Великая революция идей. Возрождение свободных рынков после Великой депрессии - страница 12
Кеннан не обладал традиционными качествами организатора. Весь срок своего пребывания в ЛШЭ он оставался на неполной ставке, постоянно проживал в Оксфорде и на занятия ездил оттуда. Его профессиональная начитанность ограничивалась главным образом английской литературой, и даже его самые верные ученики признавали, что он обладал очень узким кругозором[66]. Основным его занятием была не разработка и популяризация собственной теории, а критика предшественников[67]. По свидетельству Лайонела Роббинса, Кеннан был «слабым лектором, который то бормотал что-то себе под нос, то, наоборот, сильно повышал голос». Иными словами, как примирительно выразился Роббинс, «он не снисходил до удобства слушателей»[68]. Так считал не только Роббинс. Т. Грегори тоже вспоминал, что «слушать лекции Кеннана было трудно», и из-за «его привычки смотреть поверх наших голов в дальний угол комнаты мы многое из его слов упускали или не понимали»[69]. Эти особенности Кеннана значительно сужали круг его учеников, и его публичный авторитет сильно уступал авторитету Кейнса, более молодого и энергичного коллеги Кеннана по Оксфорду. Тем не менее в Англии Кеннан оставался самым видным защитником экономической ортодоксии, и в глазах небольшого кружка студентов его оппозиционность приобрела харизматический ореол. Как вспоминал Лайонел Роббинс, «в ЛШЭ и в сфере ее контактов его авторитет был непререкаемым. Мы почитали его. Мы ловили каждое его слово. Для нас он воплощал квинтэссенцию зрелой экономической мудрости»[70]. По мере того как студенты Кеннана сами занимали преподавательские должности, экономический факультет ЛШЭ приобритал репутацию источника консервативных альтернатив исходившим из Кембриджа предложениям прогрессистского характера[71]. И лишь спустя много лет после того, как Кеннана не стало, исследователи начали называть отстаивание рынка экономистами ЛШЭ плодом его личного влияния[72].

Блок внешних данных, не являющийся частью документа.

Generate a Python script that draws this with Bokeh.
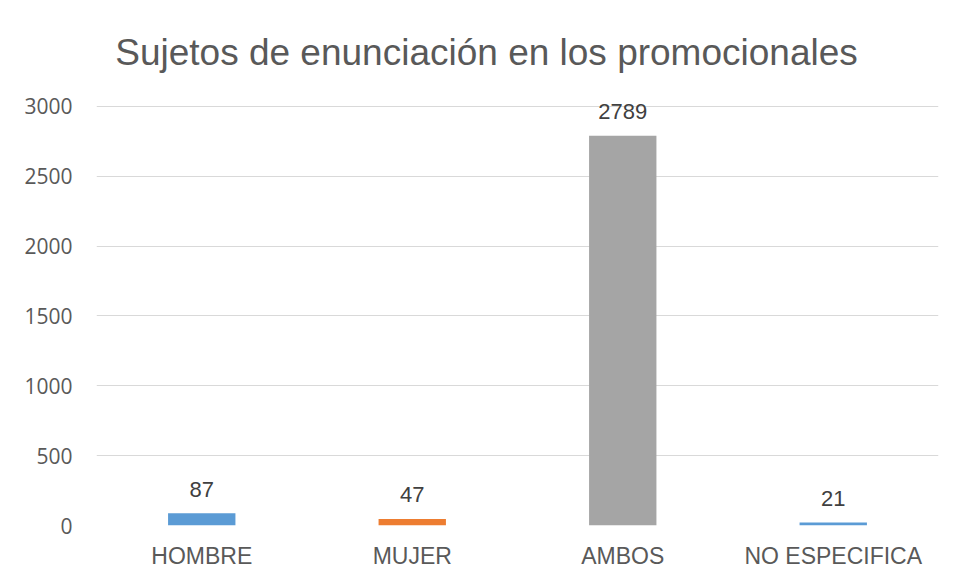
from bokeh.plotting import figure
from bokeh.models import ColumnDataSource, Range1d, FixedTicker, Label
from bokeh.core.properties import value
from bokeh.embed import file_html
from bokeh.resources import INLINE

categories = ["HOMBRE", "MUJER", "AMBOS", "NO ESPECIFICA"]
counts = [87, 47, 2789, 21]
colors = ["#5B9BD5", "#ED7D31", "#A5A5A5", "#5B9BD5"]
y_ticks = [0, 500, 1000, 1500, 2000, 2500, 3000]
title_text = "Sujetos de enunciación en los promocionales"

src = ColumnDataSource(dict(cat=categories, val=counts, col=colors,
                            lab=[str(v) for v in counts]))

p = figure(width=946, height=571, x_range=categories, y_range=Range1d(0, 3700),
           output_backend="svg", toolbar_location=None, tools="")
p.min_border_left = 96
p.min_border_right = 8
p.min_border_top = 8
p.min_border_bottom = 45
p.outline_line_color = None
p.background_fill_color = "white"
p.border_fill_color = "white"

p.vbar(x="cat", top="val", width=0.32, fill_color="col", line_color=None, source=src)
p.text(x="cat", y="val", text="lab", source=src, y_offset=-24,
       text_align="center", text_baseline="middle",
       text_font=value("Liberation Sans"), text_font_size="22px", text_color="#404040")

p.add_layout(Label(x=2.0, y=3386, x_offset=-31, text=title_text,
                   text_align="center", text_baseline="middle",
                   text_font="Liberation Sans", text_font_size="37px",
                   text_color="#595959"))

p.xgrid.grid_line_color = None
p.ygrid.grid_line_color = "#d9d9d9"
p.ygrid.grid_line_width = 1
p.yaxis.ticker = FixedTicker(ticks=y_ticks)
p.yaxis.minor_tick_line_color = None

for ax in (p.xaxis[0], p.yaxis[0]):
    ax.axis_line_color = None
    ax.major_tick_line_color = None
    ax.major_tick_out = 0
    ax.major_tick_in = 0
    ax.major_label_text_color = "#595959"

p.yaxis.major_label_text_font = "Open Sans"
p.yaxis.major_label_text_font_size = "21px"
p.yaxis.major_label_standoff = 24
p.xaxis.major_label_text_font = "Liberation Sans"
p.xaxis.major_label_text_font_size = "23px"
p.xaxis.major_label_standoff = 17

open("out.html", "w").write(file_html(p, INLINE))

Но если приход Кеннана в Лондонскую школу до некоторой степени объясняет, как она сыграла неожиданную роль рассадника консервативной экономической теории, он никак не объясняет, почему в начале 1930-х годов ее ведущие профессора заняли столь радикальную позицию. Хотя Роббинс и обратился из гильдейского социалиста в сторонника рынка отчасти под влиянием Кеннана, во многих существенных пунктах его взгляды отличались от взглядов наставника. Дело в том, что Роббинс свободно читал по-немецки, читал много и ознакомился с обширной зарубежной литературой, которую Кеннан практически не знал. Если Кеннан выражал свое несогласие с теориями Маршалла в понятиях, заимствованных и других английских экономистов, то Роббинс обнаружил в Австрии самостоятельную интеллектуальную традицию, предлагавшую четкие ответы на многие занимававшие его вопросы. Как отмечали коллеги Роббинса по ЛШЭ, он не был теоретиком-новатором; его сила состояла в умении собирать и сводить воедино научные разработки других[73]. Но вот в этой узкой области он проявил незаурядную способность анализировать и доводить до ясности те зарубежные концепции, которые для его коллег были малоизвестными и туманными[74]. Если специфически-британское мировоззрение Кеннана создало в ЛШЭ атмосферу, дружественную консерватизму, то идеи, которыми руководствовались ведущие ее профессора в первые годы Великой депрессии, пришли из других стран.